Ikuhara's Episode Commentary:
39: "Someday, Together, We'll Shine"
There are two meanings to the Japanese word utena. One is “the calyx of a flower.” That’s also the meaning of the title, of course. The thing that supports the beautiful petals; the one with the noble heart. And the other meaning of utena is “tall tower or pedestal.” We translated this into a visual: the tower at the center of Ohtori Academy, the one with the Chairman’s room on the top floor. And the dueling arena located deep in the woods is the same.
In the early stages of production, when the story wasn’t firmly established yet, this was one of the aspects I most wanted to visualize and produce for the screen.
A world where demons roam. In its center, a tower called the “Tower of Revolution.” Whosoever can remain victorious in his battles against the demons can reach the pinnacle of the Tower of Revolution, and at the same time receive the power to revolutionize the world; the power that changes the rules of the world.
However, when he reaches the pinnacle, he learns the world’s govering laws.
He faces the ultimate choice: will he stay nobly, beautifully powerless? Or will he accept ugliness into himself and gain absolute power?
Or rather, perhaps he couldn’t choose either.
His mind in anguish, he divided himself in two. His “noble heart,” and the “adult with absolute power.”
With one last wish that the day would come when someone would awaken him, the “noble heart” that had lost its body, in other words the prince, fell into a deep sleep.
Early on in the series’s conception, I kicked around the idea of placing something like the above at the heart of the story. Later, after several changes, it became the tale as you know it, but without doubt, he did reach the pinnacle of the Tower of Revolution.

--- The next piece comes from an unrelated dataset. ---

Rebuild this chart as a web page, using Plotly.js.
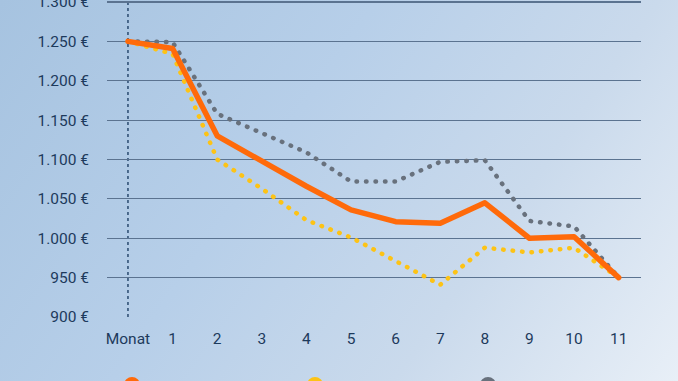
<!DOCTYPE html>
<html><head><meta charset="utf-8">
<script src="https://cdn.plot.ly/plotly-3.0.1.min.js"></script>
<style>
html,body{margin:0;padding:0;width:678px;height:381px;overflow:hidden;}
body{background:linear-gradient(125deg,#a6c3e0 0%,#b7cfe9 40%,#cadaec 70%,#e8eff7 100%);font-family:Roboto,sans-serif;}
#chart{width:678px;height:381px;}
#chart .js-line{stroke-linecap:round;stroke-linejoin:round;}
</style></head>
<body><div id="chart"></div>
<script>
const months = ["Monat","1","2","3","4","5","6","7","8","9","10","11"];
const orangeVals = [1250,1241,1130,1097,1066,1036,1021,1019,1045,1000,1002,950];
const yellowVals = [1250,1234,1100,1063,1023,1001,971,941,988,982,988,950];
const greyVals   = [1250,1249,1158,1133,1109,1072,1072,1097,1099,1022,1015,950];
const yTicks = [900,950,1000,1050,1100,1150,1200,1250,1300];
const yTickText = ["900 €","950 €","1.000 €","1.050 €","1.100 €","1.150 €","1.200 €","1.250 €","1.300 €"];

const idx = months.map((m,i)=>i);
const traces = [
  {x: idx, y: greyVals, mode:'lines', line:{color:'#68717d', width:4.5, dash:'0.5px,9px'}, showlegend:false, hoverinfo:'skip'},
  {x: idx, y: yellowVals, mode:'lines', line:{color:'#fdc315', width:4.5, dash:'0.5px,9px'}, showlegend:false, hoverinfo:'skip'},
  {x: idx, y: orangeVals, mode:'lines', line:{color:'#ff6a0a', width:5.5}, showlegend:false, hoverinfo:'skip'}
];
const textColor = '#1d3a5c';
const layout = {
  width:678, height:381,
  margin:{l:107, r:37, t:0, b:64},
  paper_bgcolor:'rgba(0,0,0,0)', plot_bgcolor:'rgba(0,0,0,0)',
  font:{family:'Roboto, sans-serif', size:15.5, color:textColor},
  xaxis:{range:[-0.47,11.5], tickvals:idx, ticktext:months, showgrid:false, zeroline:false,
         showline:false, ticks:'', ticklabelstandoff:10, tickfont:{size:15.5,color:textColor}, fixedrange:true},
  yaxis:{range:[900,1302.5], tickvals:yTicks, ticktext:yTickText, showgrid:true, gridcolor:'#5b7390', gridwidth:1.2,
         zeroline:false, showline:false, ticks:'', ticklabelstandoff:17, ticklabeloverflow:'allow',
         tickfont:{size:15.5,color:textColor}, fixedrange:true},
  shapes:[
    {type:'line', xref:'x', yref:'paper', x0:0, x1:0, y0:0, y1:1, line:{color:'#2a4a70', width:1.5, dash:'dot'}, layer:'below'},
    {type:'circle', xref:'paper', yref:'paper', x0:(124-107)/534, x1:(140-107)/534, y0:-(377-317)/317, y1:-(393-317)/317, fillcolor:'#ff6a0a', line:{width:0}},
    {type:'circle', xref:'paper', yref:'paper', x0:(307-107)/534, x1:(323-107)/534, y0:-(377-317)/317, y1:-(393-317)/317, fillcolor:'#fdc315', line:{width:0}},
    {type:'circle', xref:'paper', yref:'paper', x0:(480-107)/534, x1:(496-107)/534, y0:-(377-317)/317, y1:-(393-317)/317, fillcolor:'#68717d', line:{width:0}}
  ]
};
Plotly.newPlot('chart', traces, layout, {displayModeBar:false, staticPlot:true});
</script>
</body></html>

It was a place where “eternity” dwelled.
And “eternity” turned out to mean perpetual sleep.
The prince (Akio) who became an adult while in perpetual sleep lost something. What he lost was “the power to create an enjoyable future.”
Revolution means gaining “the power to imagine the future.”
The prince chose to sleep on, and the princess chose to wake up. At the top of that tall tower, the princess bid farewell to the prince. No - she wasn’t the princess any longer. She quit being “a person (thing) ruled by someone.” The victory bells rang, but there was no “tower (rule)” beyond them now. She’d learned where freedom lay. She crossed the threshold of that “Door of Revolution” which had always been closed for her before, and began walking. The “girls’ revolution” lay in the girl’s future.
The world (the stage) is free and wide.